At first glance, this seems to be a nice saying, set against a calming background. But the more I think about it, the more it grates. There is a minor nuclear war taking place inside the left hemisphere of my brain. It is slowly breaking down and sub-analyzing on subatomic levels the choices I have made in the course of my life, and trying to determine if these were "good" or "bad." No one can sit in judgment of you, better than you. By the way, this is a destructive practice. I am in no way advocating that anyone do this if you can help it. The past is called the past because it has passed.
Then I came across this poster, and it seemed to reduce the inherent power that choices have into something pretty and quaint. There was a Daily Show segment where John Oliver asked a man what the statistical probability was of an event happening, and the man said 50%. When Oliver asked the man to explain his reasoning, the man said, the event would either happen or it wouldn't, so the statistical probability was 50%. Oliver may have mentioned then that the man did not understand statistical analysis. It is this kind of over-simplification that will occasionally grate on me like sandpaper on soft parts.
I've been thinking about choices lately, and the power they have in shaping you into the person you become. When you filter out judgment, you can see a pattern. You can see identify the choices which were truly significant and see how they changed you. What I've noticed over time, is that I've become more aware of my recent choices. Before, I was running on instinct, a gut feeling, this "felt right" whereas the other "felt wrong." Or I "felt nothing" and just sat around. I couldn't put my reasoning into words; it felt somewhat like that part of childhood before you became verbal, and your two choices were to cry/scream or save your tantrum for later.

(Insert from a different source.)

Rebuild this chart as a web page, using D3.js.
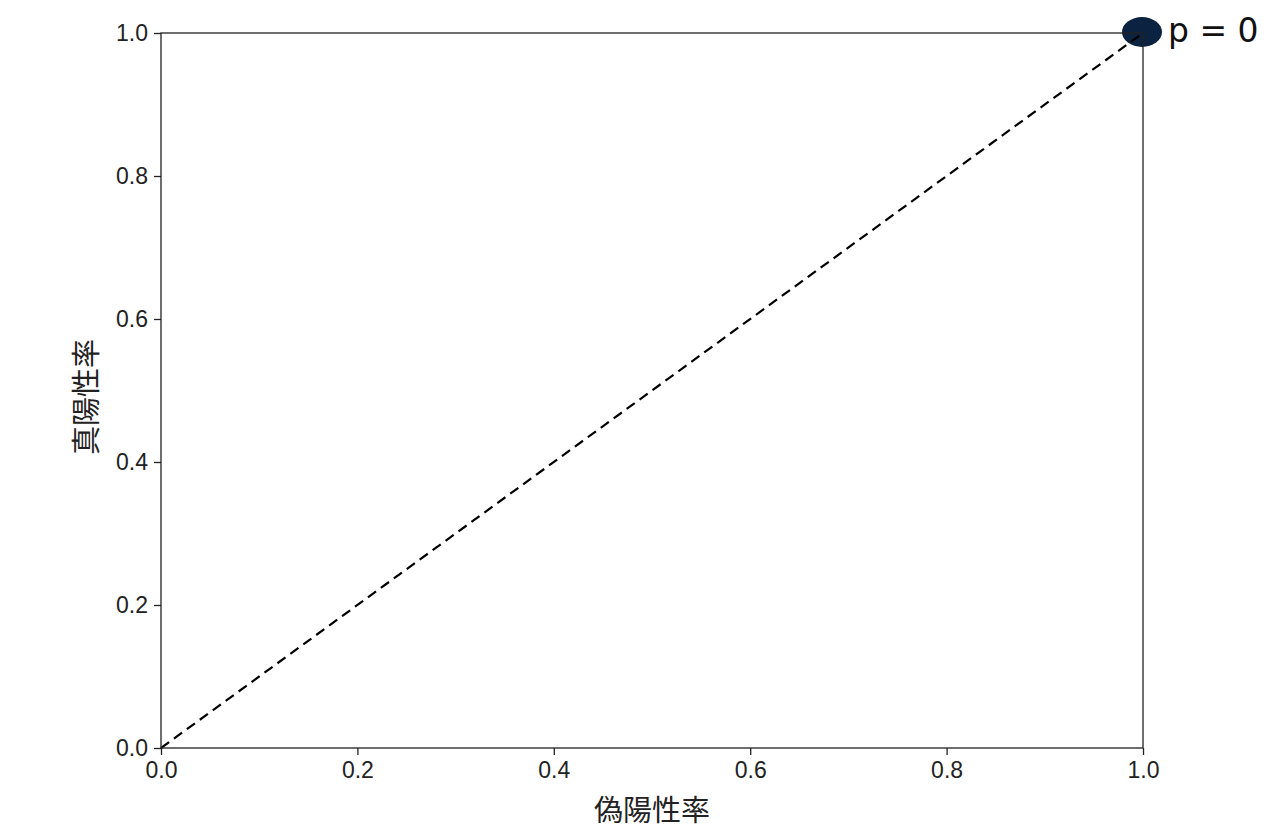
<!DOCTYPE html>
<html>
<head>
<meta charset="utf-8">
<script src="https://cdn.jsdelivr.net/npm/d3@7"></script>
<style>
  body { margin: 0; background: #fff; }
  .tick text { font-family: "Liberation Sans", Arial, sans-serif; font-size: 23px; fill: #222; }
  .axisText { font-family: "Noto Sans CJK JP", sans-serif; font-size: 29px; fill: #222; }
</style>
</head>
<body>
<script>
// chart data
var diagX = [0, 1];
var diagY = [0, 1];
var pointFpr = [1];
var pointTpr = [1];
var pointLabels = ["p = 0"];
var tickValues = [0, 0.2, 0.4, 0.6, 0.8, 1.0];

var svgWidth = 1278;
var svgHeight = 832;
var margin = {top: 33, right: 135, bottom: 84, left: 161};
var width = svgWidth - margin.left - margin.right;
var height = svgHeight - margin.top - margin.bottom;

var svg = d3.select("body")
  .append("svg")
  .attr("width", svgWidth)
  .attr("height", svgHeight);

var chartGroup = svg.append("g")
  .attr("transform", `translate(${margin.left}, ${margin.top})`);

var xScale = d3.scaleLinear().domain([0, 1]).range([0, width]);
var yScale = d3.scaleLinear().domain([0, 1]).range([height, 0]);

var bottomAxis = d3.axisBottom(xScale).tickValues(tickValues).tickFormat(d3.format(".1f")).tickSize(7).tickPadding(7);
var leftAxis = d3.axisLeft(yScale).tickValues(tickValues).tickFormat(d3.format(".1f")).tickSize(7).tickPadding(6);

var xAxisG = chartGroup.append("g")
  .attr("transform", `translate(0, ${height})`)
  .call(bottomAxis);
var yAxisG = chartGroup.append("g").call(leftAxis);

[xAxisG, yAxisG].forEach(function (g) {
  g.select(".domain").remove();
  g.selectAll(".tick line").attr("stroke", "#222").attr("stroke-width", 1.3);
});

// point marker (under the dashed line and frame)
chartGroup.selectAll("ellipse")
  .data(pointFpr)
  .enter()
  .append("ellipse")
  .attr("cx", function (d) { return xScale(d) - 1; })
  .attr("cy", function (d, i) { return yScale(pointTpr[i]) - 1; })
  .attr("rx", 20)
  .attr("ry", 15)
  .attr("fill", "#0b2240");

// diagonal dashed line
var line = d3.line()
  .x(function (d, i) { return xScale(diagX[i]); })
  .y(function (d, i) { return yScale(diagY[i]); });

chartGroup.append("path")
  .datum(diagX)
  .attr("d", line)
  .attr("fill", "none")
  .attr("stroke", "#000")
  .attr("stroke-width", 2.2)
  .attr("stroke-dasharray", "10,6");

// frame
chartGroup.append("rect")
  .attr("x", 0).attr("y", 0)
  .attr("width", width).attr("height", height)
  .attr("fill", "none")
  .attr("stroke", "#222")
  .attr("stroke-width", 1.3);

chartGroup.selectAll(".pointLabel")
  .data(pointFpr)
  .enter()
  .append("text")
  .attr("class", "pointLabel")
  .attr("x", function (d) { return xScale(d) + 25; })
  .attr("y", function (d, i) { return yScale(pointTpr[i]) + 9; })
  .style("font-family", "DejaVu Sans, sans-serif")
  .style("font-size", "33px")
  .style("fill", "#111")
  .text(function (d, i) { return pointLabels[i]; });

// axis labels
chartGroup.append("text")
  .attr("class", "axisText")
  .attr("text-anchor", "middle")
  .attr("dominant-baseline", "central")
  .attr("x", width / 2)
  .attr("y", 808 - margin.top)
  .text("偽陽性率");

chartGroup.append("text")
  .attr("class", "axisText")
  .attr("text-anchor", "middle")
  .attr("dominant-baseline", "central")
  .attr("transform", `translate(${84 - margin.left}, ${397 - margin.top}) rotate(-90)`)
  .text("真陽性率");
</script>
</body>
</html>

What's changed is that my choices now are active and conscious. There are many changes I've implemented within the past 5 years, and each change has had a ripple effect. I decided a little over a year ago, that I was going to spend more time outdoors, every weekend if possible (and since I live in California during a drought, this is entirely possible), and the results have been startling. I've traveled to countries it would never have occurred to me to visit previously. My imagination never stretched that far. You meet new people, and they put ideas into your head. You see the world with new eyes, with wider and strangely younger eyes, because the world has become a new place, a strange place, filled with the potential for adventure. Suddenly, you look into a mirror, and you have changed, and this new person is someone you etched out in your mind and then shaped into the person you have become.